Our Sages note (Rashi, Shemot 20:22) that regarding three commands the Torah uses the word eim to mean not if, but rather when. The Torah, to cite one example, states "if you lend your friend money" (Shemot 22:24), whereas Jewish law understands this verse as a demand that one who has the means must lend money, rendering the true meaning of the verse as "when you lend money".
The reason the Torah does not explicitly say what it means is that the Torah wants us to help our neighbours with a feeling of volunteerism, rather than a sense of an imposed duty (Gur Aryeh, Shemot 22:24). Yes, you must help; but you should do so because you want to, not because you are being forced to.
Perhaps, then, we can suggest a fourth case in which "if" really means “when": namely, the Torah's narrative regarding Jacob. Jacob had absolutely no doubt that G-d would protect him, and thus truly stated "when G-d will be with me"(28:21). If this premise is correct, we must explain why the Torah does not simply say so.
There is a very profound lesson here. While a Jew should and must feel the presence of G-d at all times and in all places, one must never rely on G-d to do that which we can do ourselves. We must work for a living, take care of our health, and defend ourselves despite the fact that ultimately it is G-d who provides our material blessing, our health and security. This is the meaning of the rabbinic teaching that "we do not rely on miracles". Judaism demands that we improve ourselves, our community and the world at large. By relying on G-d to do so, we abdicate our responsibility and cease being partners with G-d in the ongoing process of creation.

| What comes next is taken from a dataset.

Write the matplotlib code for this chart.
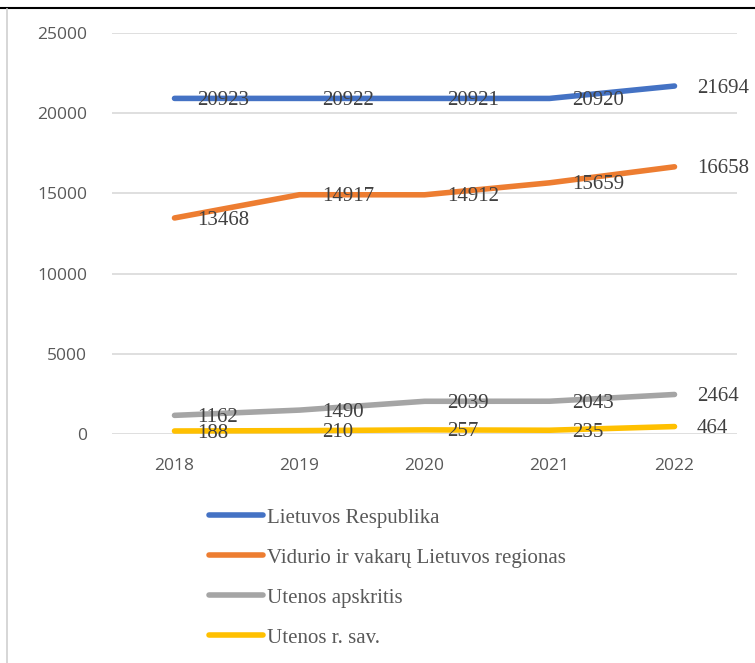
import matplotlib
matplotlib.use("Agg")
import matplotlib.pyplot as plt
from matplotlib.lines import Line2D

years = ["2018", "2019", "2020", "2021", "2022"]
series_names = ["Lietuvos Respublika", "Vidurio ir vakarų Lietuvos regionas",
                "Utenos apskritis", "Utenos r. sav."]
lietuva = [20923, 20922, 20921, 20920, 21694]
vidurio = [13468, 14917, 14912, 15659, 16658]
utenos_apskr = [1162, 1490, 2039, 2043, 2464]
utenos_rsav = [188, 210, 257, 235, 464]
y_ticks = [0, 5000, 10000, 15000, 20000, 25000]

colors = ["#4472C4", "#ED7D31", "#A5A5A5", "#FFC000"]
W, H = 755, 663
fig = plt.figure(figsize=(W / 100, H / 100), dpi=100)
ax = fig.add_axes([112 / W, 1 - 434 / H, 625 / W, (434 - 33) / H])

x = list(range(len(years)))
all_series = [lietuva, vidurio, utenos_apskr, utenos_rsav]
handles = []
for vals, name, c in zip(all_series, series_names, colors):
    ln, = ax.plot(x, vals, color=c, lw=4.0, solid_capstyle="round",
                  solid_joinstyle="round", label=name, zorder=3)
    handles.append(ln)
    for xi, v in zip(x, vals):
        ax.annotate(str(v), (xi, v), xytext=(16, -1.5), textcoords="offset points",
                    ha="left", va="center", fontsize=15, color="#404040",
                    family="Liberation Serif", zorder=4)

ax.set_xlim(-0.5, 4.5)
ax.set_ylim(0, 25000)
ax.set_yticks(y_ticks)
ax.set_yticklabels([str(t) for t in y_ticks])
ax.set_xticks(x)
ax.set_xticklabels(years)
ax.grid(axis="y", color="#D9D9D9", lw=1.2, zorder=0)
for s in ax.spines.values():
    s.set_visible(False)
ax.tick_params(length=0, colors="#595959", labelsize=12.5)
ax.tick_params(axis="y", pad=18)
ax.tick_params(axis="x", pad=17)
for lab in ax.get_xticklabels() + ax.get_yticklabels():
    lab.set_fontfamily("Open Sans")

leg = fig.legend(handles=handles, loc="upper left",
                 bbox_to_anchor=(209 / W, 1 - 508 / H),
                 bbox_transform=fig.transFigure, frameon=False,
                 borderpad=0, borderaxespad=0, handlelength=2.6,
                 handletextpad=0.2, labelspacing=0.98,
                 prop={"family": "Liberation Serif", "size": 15})
for t in leg.get_texts():
    t.set_color("#595959")

# outer borders
fig.add_artist(Line2D([0, 1], [1 - 8 / H, 1 - 8 / H], color="black", lw=1.5,
                      transform=fig.transFigure))
fig.add_artist(Line2D([7 / W, 7 / W], [0, 1 - 9 / H], color="#D0D0D0", lw=1.2,
                      transform=fig.transFigure))

fig.savefig("out.png", dpi=100)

In a strange and almost heretical way, we have to conduct our day-to-day existence as if G-d is absent and will not intervene in our affairs. It is man who determines what will happen. Yaakov Avinu could have relied on G-d to protect him, but this would have absolved him of his obligation to continually improve himself. There would have been no need for him to worry if he was still worthy of G-d's protection, a sure recipe for moral backsliding. Thus, he lived his life as if G-d's promise was conditional, forcing him to constantly be on moral and physical guard.
Our Sages view the work ethic and total honesty of Yaakov in his dealings with his corrupt uncle Lavan as a model for all workers (not to mention as a possible atonement for his previous trickery). When, years later, Yaakov prepares to return home and is fearful of his encounter with his brother, he does not rely on G-d's promise but rather tries to appease Eisav, preparing for battle if necessary, all the while praying to G-d, cognizant of the fact that one may never rely on the premise that G-d will answer our prayers.
Our patriarch Yaakov is identified with the character trait of emet, truth; which, not coincidentally, is also the "seal of the Holy One Blessed be He" (Shabbat 55a). Our world is an olam sheker, a world of falsehood, where life is often not fair. That is not G-d's fault but ours, as it is man's duty to bring emet into this world of sheker. While G-d and man are partners in this world, G-d is the "silent partner", leaving to man the task of running the world.